Fast forward to today, and the BNB full form stands for far more than its 2017 origins suggest. The token has expanded into a multi-purpose powerhouse across at least five major use cases:

  • Trading fee discounts on Binance and partner platforms
  • Gas and transaction fees across BNB Chain and opBNB
  • DeFi participation — lending, borrowing, liquidity provision
  • Real-world payments through crypto debit cards and merchant tools
  • Launchpad access for new token sales and airdrops

This breadth matters because tokens that serve a single purpose tend to die when that purpose fades. BNB's survival instinct is built into its design — every major crypto vertical now has a BNB-shaped door to walk through.

The Token Burn Mechanism

One reason traders still treat BNB seriously is the quarterly burn. Binance commits to removing BNB from circulation based on trading volume, effectively creating a deflationary pressure that scales with platform activity. Higher volume equals more BNB burned equals tighter supply. It's a feedback loop that has destroyed millions of BNB tokens since launch, and it directly ties the token's economics to real platform usage rather than pure speculation.

Why the Name Change Matters for Investors

Here's a detail many casual holders miss: the BNB full form quietly shifted. Officially, the project now prefers "Build and Build" as the meaning behind BNB, reflecting its expansion beyond the Binance exchange into a broader Web3 ecosystem. The Binance branding remains dominant, but the rebrand signals ambition — BNB wants to be the fuel for an entire chain, not just a discount coupon.
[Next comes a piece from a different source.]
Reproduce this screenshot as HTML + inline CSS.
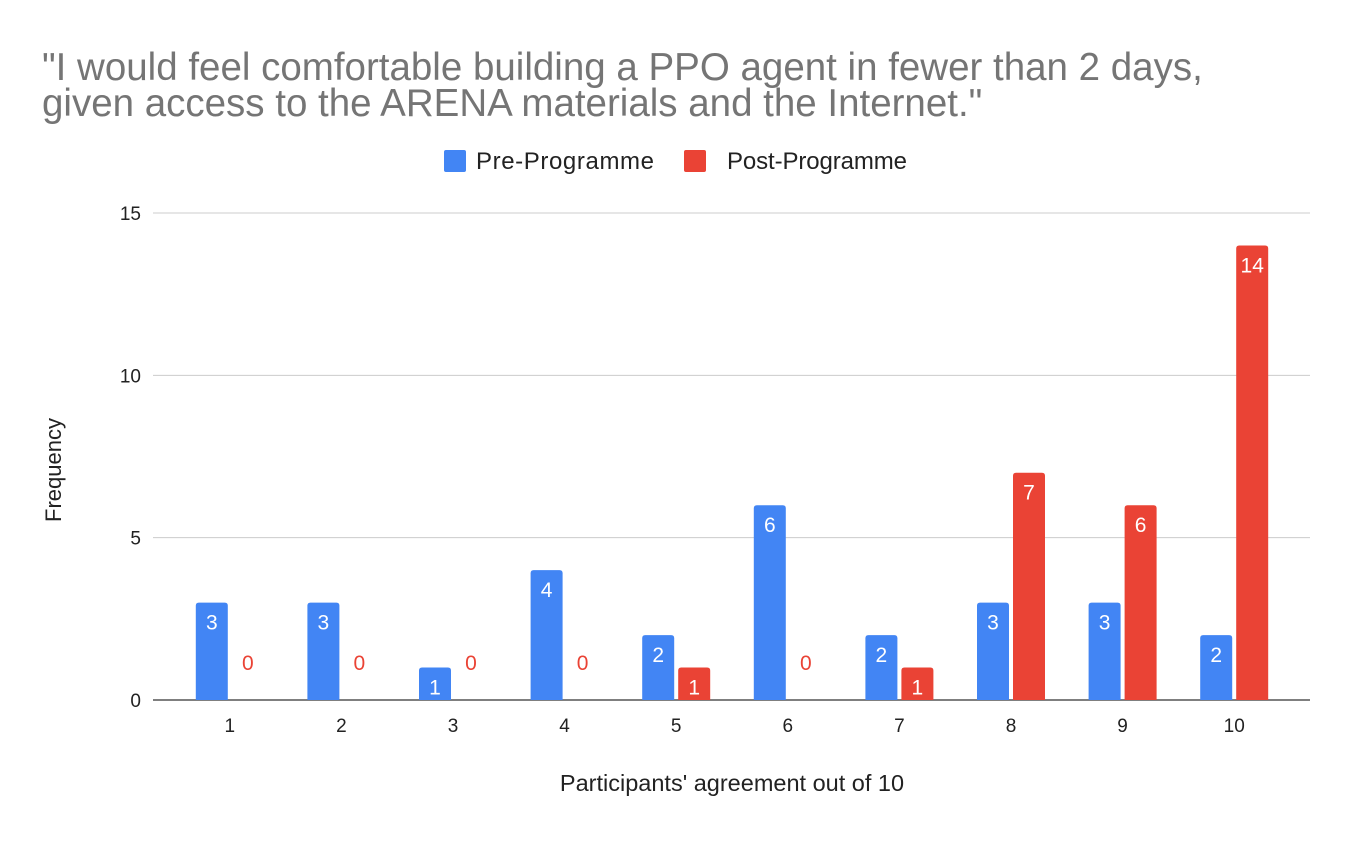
<!DOCTYPE html>
<html><head><meta charset="utf-8"><style>
body{margin:0;background:#fff;font-family:"Liberation Sans",Arial,sans-serif}
svg text{font-family:"Liberation Sans",Arial,sans-serif}
</style></head><body>
<svg id="c" width="1352" height="838" xmlns="http://www.w3.org/2000/svg">
<text x="42" y="80" font-size="38.5" fill="#757575">"I would feel comfortable building a PPO agent in fewer than 2 days,</text>
<text x="42" y="116" font-size="38.5" fill="#757575">given access to the ARENA materials and the Internet."</text>
<rect x="444" y="150" width="22" height="22" rx="2" fill="#4285f4"/>
<text x="476" y="169" font-size="24" fill="#222" textLength="178">Pre-Programme</text>
<rect x="684" y="150" width="22" height="22" rx="2" fill="#ea4335"/>
<text x="727" y="169" font-size="24" fill="#222" textLength="180">Post-Programme</text>
<text transform="translate(61,470) rotate(-90)" text-anchor="middle" font-size="22" fill="#222">Frequency</text>
<text x="732" y="791" text-anchor="middle" font-size="23.5" fill="#222">Participants' agreement out of 10</text>
<g id="grid"></g><g id="bars"></g>
</svg>
<script>
const categories=["1","2","3","4","5","6","7","8","9","10"];
const preValues=[3,3,1,4,2,6,2,3,3,2];
const postValues=[0,0,0,0,1,0,1,7,6,14];
const yTicks=[0,5,10,15];
const NS="http://www.w3.org/2000/svg";
const y0=700,yTop=213,yMax=15;
const yS=v=>y0-(y0-yTop)*v/yMax;
const bandStart=174,bandW=111.6;
const xC=i=>bandStart+bandW*(i+0.5);
const grid=document.getElementById('grid'),bars=document.getElementById('bars');
function mk(t,a,p){const e=document.createElementNS(NS,t);for(const k in a)e.setAttribute(k,a[k]);p.appendChild(e);return e;}
yTicks.forEach(v=>{
 const l=mk('line',{x1:153,x2:1310,y1:yS(v),y2:yS(v),stroke:v===0?'#333':'#ccc','stroke-width':v===0?1.3:1},grid);
 
 
 const t=mk('text',{x:141,y:yS(v)+7,'text-anchor':'end','font-size':19,fill:'#222'},grid);t.textContent=v;
 
 
});
function bar(x,v,color,name){
 const w=32,top=yS(v),h=y0-top,r=Math.min(3,h);
 if(v>0){
  const p=mk('path',{d:`M${x},${y0}V${top+r}Q${x},${top} ${x+r},${top}H${x+w-r}Q${x+w},${top} ${x+w},${top+r}V${y0}Z`,fill:color},bars);
  
  
  const t=mk('text',{x:x+w/2,y:top+27,'text-anchor':'middle','font-size':21,fill:'#fff'},bars);t.textContent=v;
  
  
 }else{
  const t=mk('text',{x:x+w/2,y:y0-30,'text-anchor':'middle','font-size':21,fill:color},bars);t.textContent=v;
  
  
 }
}
categories.forEach((c,i)=>{
 const cx=xC(i);
 bar(cx-34,preValues[i],'#4285f4','bar-pre-'+c);
 bar(cx+2,postValues[i],'#ea4335','bar-post-'+c);
 const t=mk('text',{x:cx,y:732,'text-anchor':'middle','font-size':19,fill:'#222'},bars);t.textContent=c;
 
 
});
</script>
</body></html>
For long-term holders, that distinction is more than marketing fluff. It means:

The token you bought as "Binance Coin" in 2017 is now positioning itself as the native asset of a multi-chain Web3 economy, with staking, governance, and developer incentives baked in.

Whether you call it Binance Coin, Build and Build, or just BNB, the underlying token has outgrown its original ticker. That growth has come with controversy — regulatory heat on Binance has periodically dragged BNB's price — but the network itself keeps shipping. New chains, new opcodes, new developer tools. The infrastructure keeps compounding.

Key Takeaways

So what should you actually remember about the BNB full form? Three things matter most:

  • Original meaning: BNB stood for Binance Coin, launched in 2017 as an exchange utility token.
  • Current meaning: BNB now also represents "Build and Build" — the fuel for BNB Chain's Web3 ecosystem.
  • Core utility: Trading discounts, gas fees, DeFi access, payments, and token burns keep BNB among the most actively used crypto assets in the world.